Earth Day 1970 achieved a rare political alignment, enlisting support from Republicans and Democrats, rich and poor, city slickers and farmers, tycoons and labor leaders. The first Earth Day led to the creation of the United States Environmental Protection Agency and the passage of the Clean Air, Clean Water and Endangered Species Acts.
That was 42 years ago! How much progress has been made? I wonder. Nearly every day I deal with people who “don’t get it.” They do not understand, or care enough to understand, that much of our way of life is actually destroying our planet. It seems like there is something about the environment in the newspaper every day, yet very little changes. Yes, we’ve cleaned up the top of the Chesapeake Bay, but we’re still dumping tons of sediment into the lower part of the Chesapeake daily. What is the number one cause of pollution in the Pacolet River?
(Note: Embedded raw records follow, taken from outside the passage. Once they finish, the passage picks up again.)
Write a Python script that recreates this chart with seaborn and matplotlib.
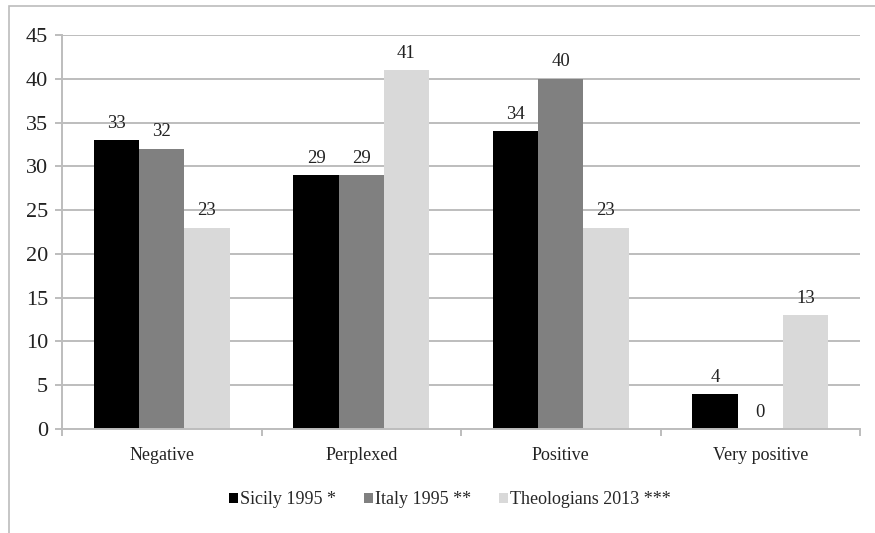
import matplotlib
matplotlib.use("Agg")
import matplotlib.pyplot as plt
from matplotlib.patches import Rectangle
import seaborn as sns
import pandas as pd

categories = ["Negative", "Perplexed", "Positive", "Very positive"]
series_names = ["Sicily 1995 *", "Italy 1995 **", "Theologians 2013 ***"]
sicily_1995 = [33, 29, 34, 4]
italy_1995 = [32, 29, 40, 0]
theologians_2013 = [23, 41, 23, 13]
y_ticks = [0, 5, 10, 15, 20, 25, 30, 35, 40, 45]

colors = ["#000000", "#808080", "#d9d9d9"]

rows = []
for name, vals in zip(series_names, [sicily_1995, italy_1995, theologians_2013]):
    for cat, v in zip(categories, vals):
        rows.append({"category": cat, "series": name, "value": v})
df = pd.DataFrame(rows)

sns.set_style("white")
plt.rcParams["font.family"] = ["Liberation Serif", "DejaVu Serif"]

fig = plt.figure(figsize=(8.75, 5.33), dpi=100)
ax = fig.add_axes([62 / 875, 1 - 429 / 533, (860 - 62) / 875, (429 - 35) / 533])

sns.barplot(data=df, x="category", y="value", hue="series", order=categories,
            hue_order=series_names, palette=colors, width=0.68, gap=0,
            saturation=1, edgecolor="none", linewidth=0, ax=ax, legend=True)

# outer frame around the chart
fig.patches.append(Rectangle((9 / 875, -0.1), 1.2, 1 - 6 / 533 + 0.1,
                             transform=fig.transFigure, fill=False,
                             edgecolor="#bcbcbc", linewidth=1.2))

ax.set_ylim(0, 45)
ax.set_xlim(-0.5, 3.5)
ax.set_yticks(y_ticks)
ax.set_yticklabels([str(t) for t in y_ticks], fontsize=16, color="#222222")
ax.yaxis.grid(True, color="#bdbdbd", linewidth=1.4)
ax.set_axisbelow(True)
ax.set_xlabel("")
ax.set_ylabel("")

ax.set_xticks([-0.5, 0.5, 1.5, 2.5, 3.5])
ax.set_xticklabels([])
ax.set_xticks([0, 1, 2, 3], minor=True)
ax.set_xticklabels(categories, minor=True, fontsize=13, color="#222222")
ax.tick_params(axis="x", which="minor", length=0, pad=13)
ax.tick_params(axis="x", which="major", length=5, color="#bdbdbd", width=1.4, direction="out", bottom=True)
ax.tick_params(axis="y", length=5, color="#bdbdbd", width=1.4, direction="out", left=True, pad=5)

for side in ["top", "right"]:
    ax.spines[side].set_visible(False)
for side in ["left", "bottom"]:
    ax.spines[side].set_color("#bdbdbd")
    ax.spines[side].set_linewidth(1.4)

for container in ax.containers:
    ax.bar_label(container, fmt="%d", padding=6, fontsize=13.5, color="#222222")

handles, labels = ax.get_legend_handles_labels()
ax.legend(handles, labels, loc="center", bbox_to_anchor=(0.486, -0.18),
          ncol=3, frameon=False, fontsize=13, handlelength=0.5,
          handleheight=0.5, handletextpad=0.1, columnspacing=1.55)

fig.savefig("out.png", dpi=100)
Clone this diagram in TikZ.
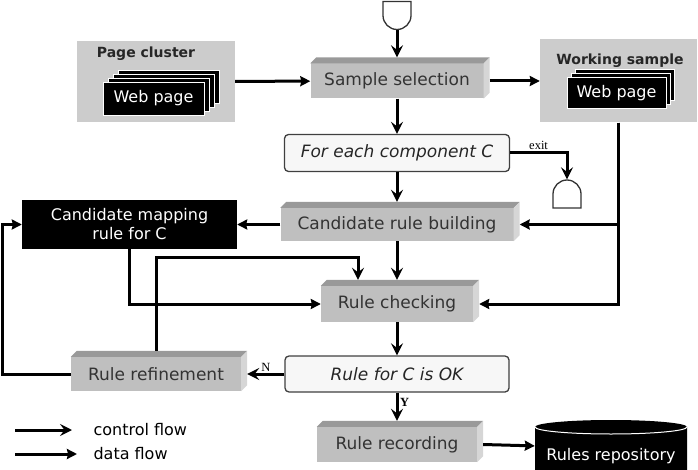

Sedimentation – same thing. Yet our next-door neighbor does not get the connection that his level, paved driveway contributed to that problem. Straightening Hwy 176 contributed to it; mechanically clearing the bank of kudzu to plant something else contributed to it; putting in the road to the house lot I was going to sell contributed to it. Do you remember that law of physics we learned so long ago, that every action creates an equal and opposite re-action? Put that with “water runs downhill” and it does not take a rocket scientist to imagine what the re-action might be.
But we’re not listening. We are trying to keep on doing the same thing, maybe with a few minor adjustments, and expect a completely different outcome.
Our country is built on progress enabled by limitless natural resources to be dug, drilled, cut and sold, and we say that “we” did it.